Sunday, November 30, 2014

Risky recalls?

August 14, 2014
Chippewa

The chow hall is crowded with teams and puppies and Nylabones and Kongs are strewn about on the floor. The door to the yard is propped open for the summer breeze. Practicing off-leash recalls in a prison isn't very risky. After all, where could the puppies go?

Tammy starts a series of three recall exercises with a "blind" recall. She holds each puppy at the far end of the room and has the handler go out of sight. When he is hidden next to the ice machine, or squatting behind the trashcan, or just tucked in behind another team at the end of the lunch table, he calls. Tammy releases the now-excited pup.

One puppy takes advantage of the situation. His paws scrabble on the tile floor, he snatches a Nylabone and hightails it out the door on a run that reminds me of Norman Rockwell's painting, "No Swimming". His handler goes to fetch him.

This one isn't the only opportunist.

After a few more puppies make a break for it, I can't hold back. I say, "What are you teaching these puppies? How to escape and steal things?" Everyone laughs.
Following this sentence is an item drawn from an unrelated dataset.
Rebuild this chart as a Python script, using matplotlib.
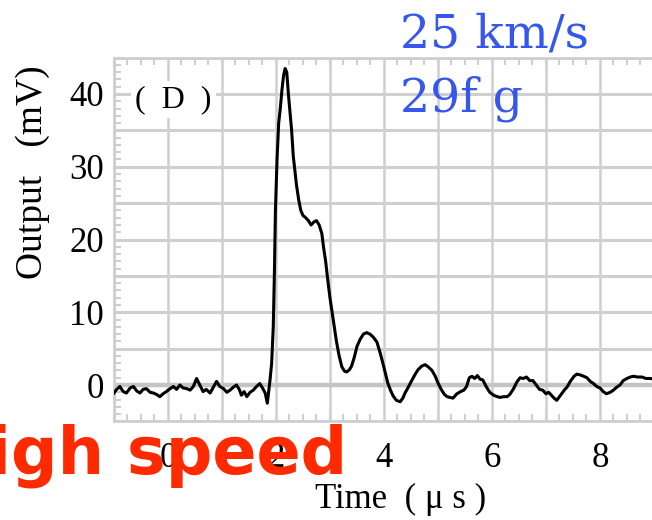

Tammy switches sides for the recall past a distraction (me again, on the floor with my camera); the puppies are recalled away from the door. This works much better.

A very blurry shot of a young black lab running from right to left. The dog is wearing the blue Future Leader Dog bandana. There are four men sitting on lunch stools along the left side, all are wearing blue priosn pants and white t-shirts. There is a woman in the background on the right side wearing blue jeans and a tan t-shirt. She is on her knees, with her hands on her thighs. There is an open door in behind the guys on the left.
I have no clue which puppy this is running past me. Note the open door in the background - he completely avoids it!

In this blurry shot another young black lab is running to the left, but the dog's face is more in focus than the rest of the photo. Two men are sitting on the left, one is leaning his tatooed forearms on his knees. The woman behind the puppy has her hands open because she just let the puppy go.
This pup races to his handler and ignores me too.

After these two risky recalls, Tammy has the teams practice the In-For-Training (IFT) recall. The handler has his puppy sit, down or stand, then walks in front to the end of the leash and calls the puppy to come. The pup must not do a "fly by" and must stop close enough for the handler to grab the collar. Easy-peasy.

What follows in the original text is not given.